I don’t know him, and I am not going to let Israel go just because you said so, and this God who for all I know you made up. And they said, the God of the Hebrews hath met with us. And you don’t know who he is, he’s the God of the Hebrews.

Again, as I said last week to Pharaoh, that wouldn’t sound all that intimidating, really, the God of the slaves. That’s who’s telling me to let his people go. If he’s so powerful, why are they still slaves?

Now, that’s not coming from me. That’s what I would assume would be going through Pharaoh’s mind. That’s what would be going through my mind if I were Pharaoh.

This God isn’t much of a threat to me. If he was so powerful, his people wouldn’t be still slaves. The God of the Hebrews hath met with us.

Let us go, we pray thee, three days journey into the desert and sacrifice to the Lord our God, lest he fall upon us with pestilence or with sword. Because you have not let us worship, we are in danger here because we have not been able to keep the Lord’s commands. Would you let us go three days journey into the desert to hold this feast, worship the Lord?

Would you let us do that before we are in danger of divine judgment? And the king of Egypt said unto them, Wherefore do you, Moses and Aaron, let the people from their works get you unto your burdens? And Pharaoh said, Behold, the people of the land are now many, and ye make them rest from their burdens.

I had to dig into this to really understand what he’s saying. When he says you make them rest, what he’s saying is they have a lot of work to do. And there are a lot of them.
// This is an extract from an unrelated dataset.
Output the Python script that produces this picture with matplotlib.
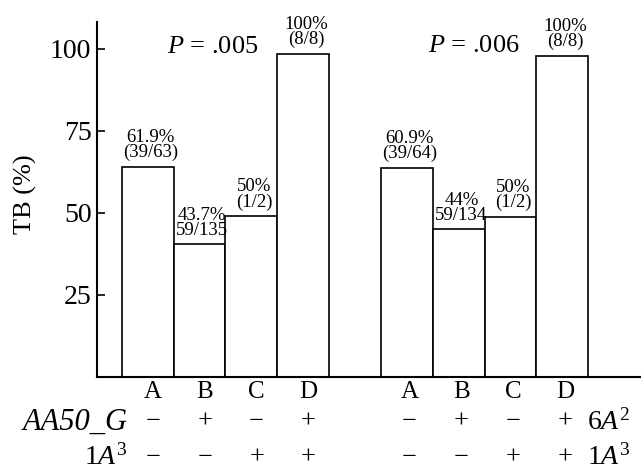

That is a lot of work being done. And you want them just to have the time off? I’m losing a lot of man hours if I listen to you.

Pharaoh commanded the same day the taskmasters of the people and their officers. The taskmasters are the Egyptians who are in charge of all the slaves. And the officers are the Hebrew people who are slaves, but they’re sort of the higher up slaves, and they’re in charge of keeping their people under control.

Saying, you shall no more give the people straw to make brick, as heretofore let them go and gather straw for themselves. And the tale of the bricks, which they did make heretofore, you shall lay upon them. You shall not diminish aught thereof, for they be idle.

Therefore they cry, saying, let us go and sacrifice to our God. Let their more work be laid upon the men that they may labor therein, and let them not regard vain words. So what he says here is, I want you to go and tell all the people, if they’ve got all this free time that they want to take up to worship, if they’ve got all this free time that they want to take up listening to Moses, sort of if you’ve got time to lean, you’ve got time to clean.

If they’ve got all this free time, they need to be doing something valuable with it. So what we’re going to do is you don’t give them straw anymore. The Egyptians, you don’t give them any more straw to make bricks.

Now, if you don’t put straw in the bricks when you bake them, they crumble and fall apart. So they still needed to have straw, but you’re not going to give it to them. They’re going to have to go on their own time in all this free time that they have, and they’re going to have to go glean straw.

They’re going to have to go glean the stubble out of the fields so that they can make their bricks. Oh, but let this not be an excuse for them. Let this not be an excuse.

I don’t want to see one brick fewer in the tally. Don’t let them say, well, we couldn’t make as many bricks because we had to go glean straw. They had time to whine about going out into the desert for a feast, so they have time to glean straw.

Maybe that’ll cure them of their desire to go and worship God. Because you know what? If they didn’t have all this free time, they wouldn’t be having time to think about going and worshiping.

They wouldn’t be having time to listen to Moses. They’d be working. And the taskmasters of the people went out, and their officers, and they spake to the people, saying, Thus saith Pharaoh, I will not give you straw.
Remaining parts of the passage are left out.